_The task_:
Go through the material and write it all out exactly, minus the pictures.

_Data provided_:
——

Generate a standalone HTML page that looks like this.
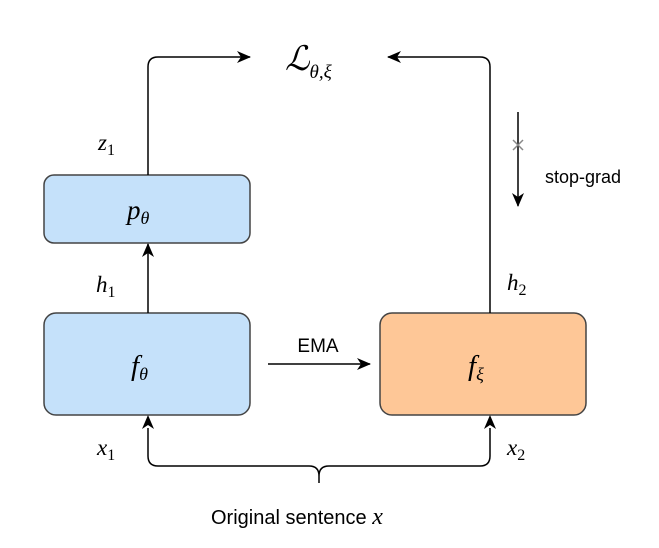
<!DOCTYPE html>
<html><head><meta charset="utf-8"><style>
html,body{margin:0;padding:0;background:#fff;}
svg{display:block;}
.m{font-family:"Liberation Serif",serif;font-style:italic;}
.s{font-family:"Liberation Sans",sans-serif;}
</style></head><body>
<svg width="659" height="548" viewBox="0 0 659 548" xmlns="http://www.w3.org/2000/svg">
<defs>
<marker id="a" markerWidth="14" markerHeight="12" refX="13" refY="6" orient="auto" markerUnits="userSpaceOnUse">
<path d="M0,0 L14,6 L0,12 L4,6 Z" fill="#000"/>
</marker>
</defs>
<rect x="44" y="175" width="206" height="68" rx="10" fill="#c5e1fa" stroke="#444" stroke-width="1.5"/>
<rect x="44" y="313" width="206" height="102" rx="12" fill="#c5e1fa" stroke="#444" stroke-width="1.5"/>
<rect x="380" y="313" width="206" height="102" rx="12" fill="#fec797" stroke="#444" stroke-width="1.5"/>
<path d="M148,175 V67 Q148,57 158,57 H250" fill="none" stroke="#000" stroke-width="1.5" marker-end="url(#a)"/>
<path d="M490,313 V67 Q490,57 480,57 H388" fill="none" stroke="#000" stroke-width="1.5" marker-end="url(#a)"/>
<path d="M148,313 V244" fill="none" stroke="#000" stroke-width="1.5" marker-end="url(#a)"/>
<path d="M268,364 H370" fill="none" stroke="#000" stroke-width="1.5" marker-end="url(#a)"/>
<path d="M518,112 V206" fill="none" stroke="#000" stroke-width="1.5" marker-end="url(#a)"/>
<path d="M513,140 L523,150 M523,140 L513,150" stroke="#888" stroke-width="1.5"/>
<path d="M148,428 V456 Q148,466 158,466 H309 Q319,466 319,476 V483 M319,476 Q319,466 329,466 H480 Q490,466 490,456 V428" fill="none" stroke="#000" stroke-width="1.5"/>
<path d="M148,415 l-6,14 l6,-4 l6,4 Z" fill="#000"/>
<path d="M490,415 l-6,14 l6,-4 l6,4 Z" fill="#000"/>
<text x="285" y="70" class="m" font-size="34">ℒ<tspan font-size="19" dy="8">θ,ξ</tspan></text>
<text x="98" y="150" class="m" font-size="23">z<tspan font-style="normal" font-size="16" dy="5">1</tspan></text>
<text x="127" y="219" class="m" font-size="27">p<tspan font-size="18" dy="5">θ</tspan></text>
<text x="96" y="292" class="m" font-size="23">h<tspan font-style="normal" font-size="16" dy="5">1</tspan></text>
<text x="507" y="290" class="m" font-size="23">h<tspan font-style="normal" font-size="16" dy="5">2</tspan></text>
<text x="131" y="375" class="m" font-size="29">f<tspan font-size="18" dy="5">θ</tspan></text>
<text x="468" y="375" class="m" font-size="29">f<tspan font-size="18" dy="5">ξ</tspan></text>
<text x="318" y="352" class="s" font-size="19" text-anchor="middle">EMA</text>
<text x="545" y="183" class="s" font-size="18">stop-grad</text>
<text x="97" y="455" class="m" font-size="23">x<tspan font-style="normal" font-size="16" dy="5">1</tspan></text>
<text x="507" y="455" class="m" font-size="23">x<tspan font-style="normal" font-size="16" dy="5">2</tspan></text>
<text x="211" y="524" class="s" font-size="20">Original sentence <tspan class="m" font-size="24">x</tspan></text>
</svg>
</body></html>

——

_Solution to this exercise_:
Generate a standalone HTML page that looks like this.
<!DOCTYPE html>
<html><head><meta charset="utf-8"><style>
html,body{margin:0;padding:0;background:#fff;}
svg{display:block;}
.m{font-family:"Liberation Serif",serif;font-style:italic;}
.s{font-family:"Liberation Sans",sans-serif;}
</style></head><body>
<svg width="659" height="548" viewBox="0 0 659 548" xmlns="http://www.w3.org/2000/svg">
<defs>
<marker id="a" markerWidth="14" markerHeight="12" refX="13" refY="6" orient="auto" markerUnits="userSpaceOnUse">
<path d="M0,0 L14,6 L0,12 L4,6 Z" fill="#000"/>
</marker>
</defs>
<rect x="44" y="175" width="206" height="68" rx="10" fill="#c5e1fa" stroke="#444" stroke-width="1.5"/>
<rect x="44" y="313" width="206" height="102" rx="12" fill="#c5e1fa" stroke="#444" stroke-width="1.5"/>
<rect x="380" y="313" width="206" height="102" rx="12" fill="#fec797" stroke="#444" stroke-width="1.5"/>
<path d="M148,175 V67 Q148,57 158,57 H250" fill="none" stroke="#000" stroke-width="1.5" marker-end="url(#a)"/>
<path d="M490,313 V67 Q490,57 480,57 H388" fill="none" stroke="#000" stroke-width="1.5" marker-end="url(#a)"/>
<path d="M148,313 V244" fill="none" stroke="#000" stroke-width="1.5" marker-end="url(#a)"/>
<path d="M268,364 H370" fill="none" stroke="#000" stroke-width="1.5" marker-end="url(#a)"/>
<path d="M518,112 V206" fill="none" stroke="#000" stroke-width="1.5" marker-end="url(#a)"/>
<path d="M513,140 L523,150 M523,140 L513,150" stroke="#888" stroke-width="1.5"/>
<path d="M148,428 V456 Q148,466 158,466 H309 Q319,466 319,476 V483 M319,476 Q319,466 329,466 H480 Q490,466 490,456 V428" fill="none" stroke="#000" stroke-width="1.5"/>
<path d="M148,415 l-6,14 l6,-4 l6,4 Z" fill="#000"/>
<path d="M490,415 l-6,14 l6,-4 l6,4 Z" fill="#000"/>
<text x="285" y="70" class="m" font-size="34">ℒ<tspan font-size="19" dy="8">θ,ξ</tspan></text>
<text x="98" y="150" class="m" font-size="23">z<tspan font-style="normal" font-size="16" dy="5">1</tspan></text>
<text x="127" y="219" class="m" font-size="27">p<tspan font-size="18" dy="5">θ</tspan></text>
<text x="96" y="292" class="m" font-size="23">h<tspan font-style="normal" font-size="16" dy="5">1</tspan></text>
<text x="507" y="290" class="m" font-size="23">h<tspan font-style="normal" font-size="16" dy="5">2</tspan></text>
<text x="131" y="375" class="m" font-size="29">f<tspan font-size="18" dy="5">θ</tspan></text>
<text x="468" y="375" class="m" font-size="29">f<tspan font-size="18" dy="5">ξ</tspan></text>
<text x="318" y="352" class="s" font-size="19" text-anchor="middle">EMA</text>
<text x="545" y="183" class="s" font-size="18">stop-grad</text>
<text x="97" y="455" class="m" font-size="23">x<tspan font-style="normal" font-size="16" dy="5">1</tspan></text>
<text x="507" y="455" class="m" font-size="23">x<tspan font-style="normal" font-size="16" dy="5">2</tspan></text>
<text x="211" y="524" class="s" font-size="20">Original sentence <tspan class="m" font-size="24">x</tspan></text>
</svg>
</body></html>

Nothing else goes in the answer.